### Instructions for the task
Starting at the first line of the listing below, repeat each line exactly until the line containing "const fontSize = 20.5;", which you include. Leave out pictures.

------------------------------

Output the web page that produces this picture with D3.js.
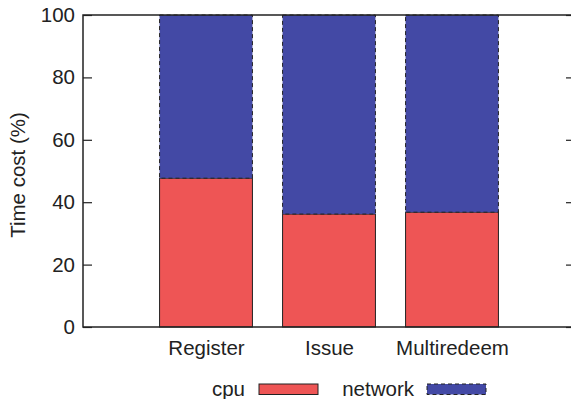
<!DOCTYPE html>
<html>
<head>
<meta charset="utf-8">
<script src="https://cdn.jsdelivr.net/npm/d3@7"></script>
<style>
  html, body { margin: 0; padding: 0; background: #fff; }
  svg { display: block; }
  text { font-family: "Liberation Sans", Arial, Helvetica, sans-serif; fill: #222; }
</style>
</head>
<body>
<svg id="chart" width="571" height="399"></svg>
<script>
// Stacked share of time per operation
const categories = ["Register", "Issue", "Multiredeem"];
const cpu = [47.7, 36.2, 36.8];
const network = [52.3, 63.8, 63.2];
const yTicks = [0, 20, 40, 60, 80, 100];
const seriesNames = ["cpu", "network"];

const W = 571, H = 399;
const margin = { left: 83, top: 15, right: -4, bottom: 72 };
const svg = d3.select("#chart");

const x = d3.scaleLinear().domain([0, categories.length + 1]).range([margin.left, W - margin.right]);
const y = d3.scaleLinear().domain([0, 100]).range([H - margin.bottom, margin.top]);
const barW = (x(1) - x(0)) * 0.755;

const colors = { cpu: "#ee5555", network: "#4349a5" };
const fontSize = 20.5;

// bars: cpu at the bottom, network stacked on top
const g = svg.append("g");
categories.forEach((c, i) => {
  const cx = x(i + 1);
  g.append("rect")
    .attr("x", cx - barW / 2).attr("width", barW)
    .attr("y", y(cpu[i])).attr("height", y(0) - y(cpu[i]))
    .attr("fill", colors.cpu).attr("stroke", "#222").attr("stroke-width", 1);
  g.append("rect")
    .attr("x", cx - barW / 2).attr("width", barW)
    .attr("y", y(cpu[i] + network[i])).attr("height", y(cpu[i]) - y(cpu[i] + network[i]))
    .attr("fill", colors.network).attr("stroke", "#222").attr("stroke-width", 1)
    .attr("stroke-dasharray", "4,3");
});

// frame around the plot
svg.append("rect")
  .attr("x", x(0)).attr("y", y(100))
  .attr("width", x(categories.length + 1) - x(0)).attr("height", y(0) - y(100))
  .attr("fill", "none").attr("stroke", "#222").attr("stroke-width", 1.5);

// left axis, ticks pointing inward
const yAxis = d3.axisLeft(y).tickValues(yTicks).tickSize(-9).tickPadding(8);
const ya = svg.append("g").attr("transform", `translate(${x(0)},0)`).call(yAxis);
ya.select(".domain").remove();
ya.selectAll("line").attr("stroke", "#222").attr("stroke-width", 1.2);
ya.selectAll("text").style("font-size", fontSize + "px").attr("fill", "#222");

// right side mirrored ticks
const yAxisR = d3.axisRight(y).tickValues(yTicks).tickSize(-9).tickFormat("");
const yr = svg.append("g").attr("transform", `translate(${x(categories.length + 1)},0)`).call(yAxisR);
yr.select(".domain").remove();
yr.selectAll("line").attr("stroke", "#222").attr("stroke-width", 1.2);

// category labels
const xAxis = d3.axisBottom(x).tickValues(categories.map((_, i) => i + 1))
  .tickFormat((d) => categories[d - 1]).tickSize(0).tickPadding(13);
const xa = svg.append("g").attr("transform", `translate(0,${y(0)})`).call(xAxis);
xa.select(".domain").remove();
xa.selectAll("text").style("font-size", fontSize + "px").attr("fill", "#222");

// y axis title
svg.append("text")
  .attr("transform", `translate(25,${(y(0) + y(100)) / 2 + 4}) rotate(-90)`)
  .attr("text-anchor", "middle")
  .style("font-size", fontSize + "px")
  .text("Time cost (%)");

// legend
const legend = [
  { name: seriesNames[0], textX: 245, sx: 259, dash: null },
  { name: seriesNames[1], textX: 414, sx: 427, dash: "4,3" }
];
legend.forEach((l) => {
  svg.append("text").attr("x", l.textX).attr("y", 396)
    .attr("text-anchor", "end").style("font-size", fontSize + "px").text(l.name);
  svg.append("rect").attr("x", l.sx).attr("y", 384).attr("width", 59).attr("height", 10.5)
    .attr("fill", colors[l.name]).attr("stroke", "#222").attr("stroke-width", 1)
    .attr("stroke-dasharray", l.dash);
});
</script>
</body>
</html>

------------------------------

### Solution for this task
Output the web page that produces this picture with D3.js.
<!DOCTYPE html>
<html>
<head>
<meta charset="utf-8">
<script src="https://cdn.jsdelivr.net/npm/d3@7"></script>
<style>
  html, body { margin: 0; padding: 0; background: #fff; }
  svg { display: block; }
  text { font-family: "Liberation Sans", Arial, Helvetica, sans-serif; fill: #222; }
</style>
</head>
<body>
<svg id="chart" width="571" height="399"></svg>
<script>
// Stacked share of time per operation
const categories = ["Register", "Issue", "Multiredeem"];
const cpu = [47.7, 36.2, 36.8];
const network = [52.3, 63.8, 63.2];
const yTicks = [0, 20, 40, 60, 80, 100];
const seriesNames = ["cpu", "network"];

const W = 571, H = 399;
const margin = { left: 83, top: 15, right: -4, bottom: 72 };
const svg = d3.select("#chart");

const x = d3.scaleLinear().domain([0, categories.length + 1]).range([margin.left, W - margin.right]);
const y = d3.scaleLinear().domain([0, 100]).range([H - margin.bottom, margin.top]);
const barW = (x(1) - x(0)) * 0.755;

const colors = { cpu: "#ee5555", network: "#4349a5" };
const fontSize = 20.5;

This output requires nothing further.